Consul Plowden wrote in a somewhat censorious mood of the Abyssinian regulars. “Monasteries are not wanting to complete the resemblance to the Roman Catholic Church and to the Middle Ages, where every immorality is practised; nor solitary hermits, who dwell in gloomy forests, feeding on roots, and exposed to ferocious animals, and who are sometimes as sincere as they are useless.” He added, “nunneries alone are absent from the picture; though vows of celibacy are sometimes taken, if rarely kept save at an advanced age.”

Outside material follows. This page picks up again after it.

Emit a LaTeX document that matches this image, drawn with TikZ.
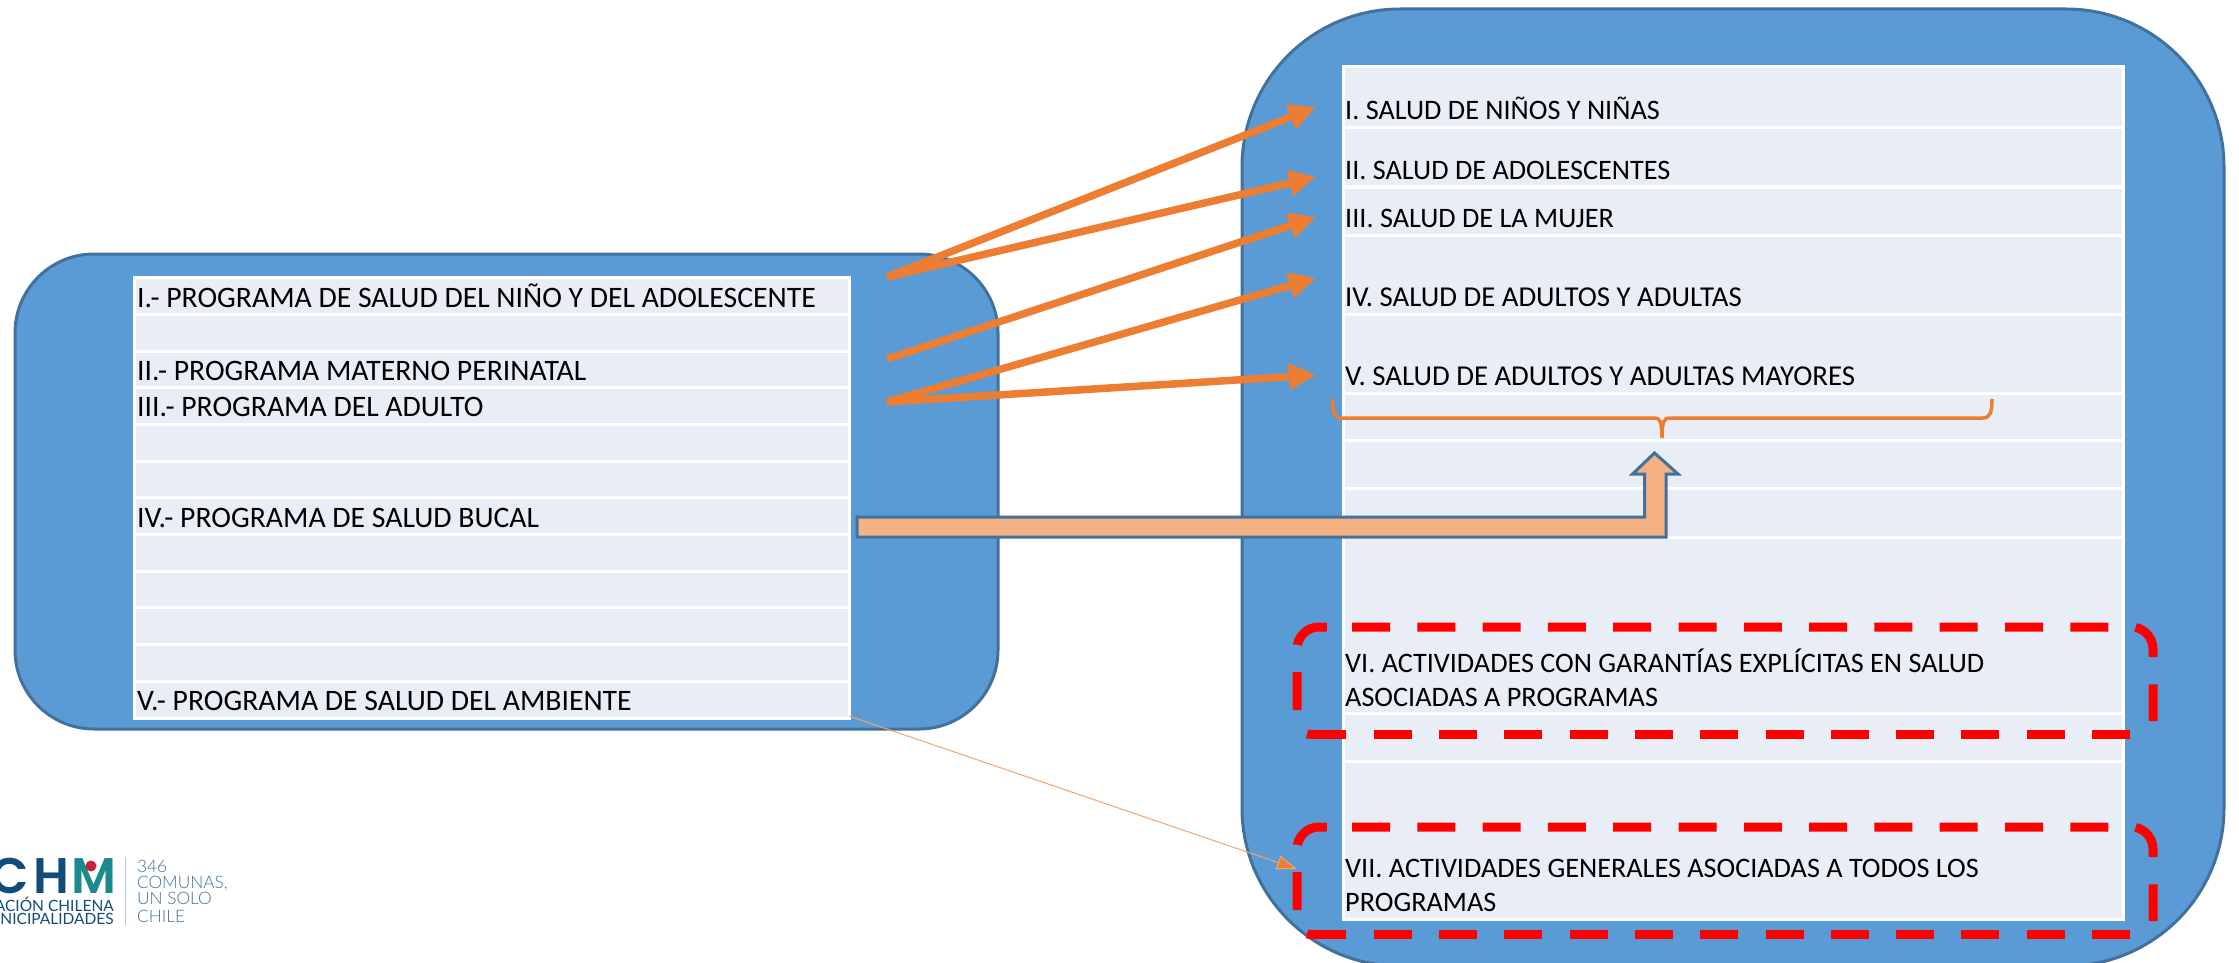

With regard to religious sisterhoods he was in error. Bruce wrote that, “all women who choose to renounce acquaintance with men are allowed to turn priests, they then wear a skull-cap, like the men; and these priests, male and female, all pretend to possess charms of a nature both offensive and defensive, which are most generally believed in.”[144] The same writer asserted that he and his party on one occasion, after passing the River Taccazze, “at last reached a plain filled with flowering shrubs, roses, jessamines, etc., and animated by a number of people passing to and fro. Several of these were monks and nuns from Waldubba, in pairs, two and two together. The women, who are both young and stout, were carrying large burdens of provisions on their shoulders, which showed that they did not entirely subsist upon the herbs of Waldubba. The monks, their compagnons de voyage, had sallow faces, yellow cowls, and yellow gowns.”[145]